Die Verwandlung / Metamorphosis
Look familiar? Multi-national novelist and reigning king of magical realism Franz Kafka in 1915 in Leipzig. In the novel, a traveling salesman wakes to find himself transformed into a bug. His works have influenced other great writers and magical realists like the famed Gabriela Marcia Marquez.
Johann Christoph Friedrich Schiller was a jack of all trades—philosopher, poet, playwright, and historian. He was also buddy buddy with an already famous Wolfgang von Goethe. He, too, contributed to the Sturm und Drang literary movement and his drama The Robbers included it’s quintessential emotional language, individualism and symbolism, centering around two brothers pitted against each other.

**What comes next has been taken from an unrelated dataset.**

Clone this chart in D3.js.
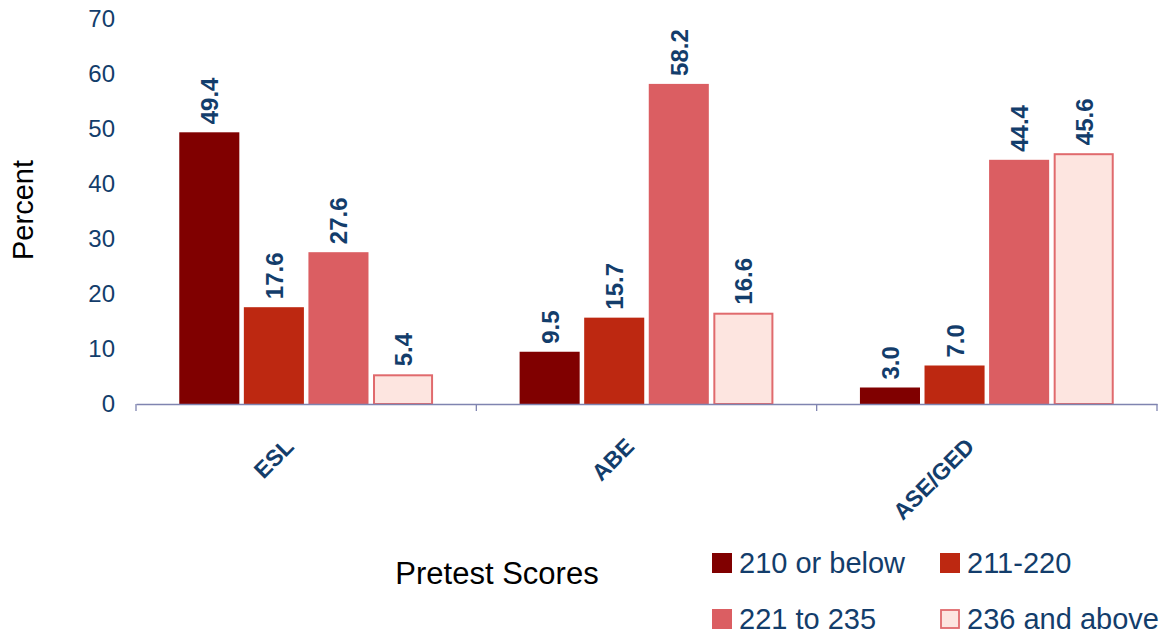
<!DOCTYPE html>
<html>
<head>
<meta charset="utf-8">
<script src="https://cdn.jsdelivr.net/npm/d3@7"></script>
<style>
    body { margin: 0; background: #fff; }
    svg text { font-family: "Liberation Sans", Arial, sans-serif; }
</style>
</head>
<body>
<svg id="chart" width="1162" height="633"></svg>
<script>
const categories = ['ESL', 'ABE', 'ASE/GED'];
const seriesNames = ['210 or below', '211-220', '221 to 235', '236 and above'];
const seriesValues = [
    [49.4, 9.5, 3.0],
    [17.6, 15.7, 7.0],
    [27.6, 58.2, 44.4],
    [5.4, 16.6, 45.6]
];
const yTicks = [0, 10, 20, 30, 40, 50, 60, 70];

const fills = ['#800000', '#bd2811', '#db5e62', '#fde5e0'];
const strokes = ['none', 'none', 'none', '#e06a6d'];
const navy = '#133d6b';

const svg = d3.select('#chart');
const margin = {left: 136, right: 1157, top: 19, bottom: 404};

const x0 = d3.scaleBand()
    .domain(categories)
    .range([margin.left, margin.right]);

const x1 = d3.scaleBand()
    .domain(d3.range(seriesNames.length))
    .range([0, x0.bandwidth()])
    .paddingInner(0.07)
    .paddingOuter(0.67);

const y = d3.scaleLinear()
    .domain([0, 70])
    .range([margin.bottom, margin.top]);

// y axis labels only
const yAxis = svg.append('g')
    .attr('transform', `translate(${margin.left},0)`)
    .call(d3.axisLeft(y).tickValues(yTicks).tickSize(0).tickPadding(21));
yAxis.select('.domain').remove();
yAxis.selectAll('text')
    .attr('fill', navy)
    .style('font-size', '24px');

// bars
const rows = [];
categories.forEach((c, ci) => {
    seriesValues.forEach((vals, si) => {
        rows.push({cat: c, s: si, v: vals[ci]});
    });
});

const bars = svg.append('g');
bars.selectAll('rect')
    .data(rows)
    .join('rect')
    .attr('x', d => x0(d.cat) + x1(d.s) + (d.s === 3 ? 1 : 0))
    .attr('y', d => y(d.v) + (d.s === 3 ? 1 : 0))
    .attr('width', d => x1.bandwidth() - (d.s === 3 ? 2 : 0))
    .attr('height', d => y(0) - y(d.v) - (d.s === 3 ? 1 : 0))
    .attr('fill', d => fills[d.s])
    .attr('stroke', d => strokes[d.s])
    .attr('stroke-width', 2);

bars.selectAll('text')
    .data(rows)
    .join('text')
    .attr('transform', d => `translate(${x0(d.cat) + x1(d.s) + x1.bandwidth() / 2 + 9},${y(d.v) - 8}) rotate(-90)`)
    .attr('fill', navy)
    .style('font-size', '24px')
    .style('font-weight', 'bold')
    .text(d => d.v.toFixed(1));

// x axis
const xAxis = svg.append('g')
    .attr('transform', `translate(0,${margin.bottom})`)
    .call(d3.axisBottom(x0).tickSize(0).tickFormat(''));
xAxis.select('.domain').attr('stroke', '#7f84b0').attr('stroke-width', 1.3);

const boundaries = [margin.left].concat(categories.map(c => x0(c) + x0.bandwidth()));
xAxis.selectAll('line.sep')
    .data(boundaries)
    .join('line')
    .attr('class', 'sep')
    .attr('x1', d => d).attr('x2', d => d)
    .attr('y1', 0).attr('y2', 7)
    .attr('stroke', '#7f84b0')
    .attr('stroke-width', 1.3);

svg.append('g').selectAll('text')
    .data(categories)
    .join('text')
    .attr('transform', c => `translate(${x0(c) + x0.bandwidth() / 2 - 11},${margin.bottom + 44}) rotate(-45)`)
    .attr('text-anchor', 'end')
    .attr('fill', navy)
    .style('font-size', '23px')
    .style('font-weight', 'bold')
    .text(c => c);

// axis titles
svg.append('text')
    .attr('transform', 'translate(33,210) rotate(-90)')
    .attr('text-anchor', 'middle')
    .style('font-size', '29px')
    .text('Percent');

svg.append('text')
    .attr('x', 497)
    .attr('y', 584)
    .attr('text-anchor', 'middle')
    .style('font-size', '31px')
    .text('Pretest Scores');

// legend
const legendPos = [[712, 553], [940, 553], [712, 609], [940, 609]];
const legend = svg.append('g').selectAll('g')
    .data(seriesNames)
    .join('g')
    .attr('transform', (d, i) => `translate(${legendPos[i][0]},${legendPos[i][1]})`);

legend.append('rect')
    .attr('x', (d, i) => i === 3 ? 1 : 0)
    .attr('y', (d, i) => i === 3 ? 1 : 0)
    .attr('width', (d, i) => i === 3 ? 18 : 20)
    .attr('height', (d, i) => i === 3 ? 18 : 20)
    .attr('fill', (d, i) => fills[i])
    .attr('stroke', (d, i) => strokes[i])
    .attr('stroke-width', 1.8);

legend.append('text')
    .attr('x', 27)
    .attr('y', 20)
    .attr('fill', navy)
    .style('font-size', '29px')
    .text(d => d);
</script>
</body>
</html>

Die Blechtrommel / The Tin Drum
Part of the Danzig Trilogy, Günter Grass’s book, published in 1959 has been praised as having portrayed the forgotten face of history. They focus on the rise of Nazism and the lasting effects of World War II on areas separated after the war ended.
Der Vorleser / The Reader
A book written by a lawyer and judge doesn’t seem like it’d make the classics list but this 1990’s novel captured the attention of generations of Germans coming to terms with their past. Much of the book deals with the divide between those who were born before and after the atrocities of the second world war. It has been translated into 25 languages and was adapted into a film starring Kate Winslet.
Those who saw the movie adaptation of this book probably didn’t suspect that it was originally based on a German historical fantasy novel by author Patrick Süskind. This book combines murder and sensuality by following the character Jean-Baptiste Grenouille, born with an exceptional sense of smell. He only explores the possibility of taking another life after discovering the wonderful scent of a young girl. Though the plot sounds creepy, this book has been the inspiration for everything from a Russian musical to a music video of Marilyn Manson.
Winnetou and Old Chatterhand
The most stunning part of German writer Karl Friedrich May’s adventure novels of the American Old West are that he, despite writing in first person, had never actually been there, or to the United States in general. He is one of the best-selling German authors of all time, selling 200 million copies of his books worldwide.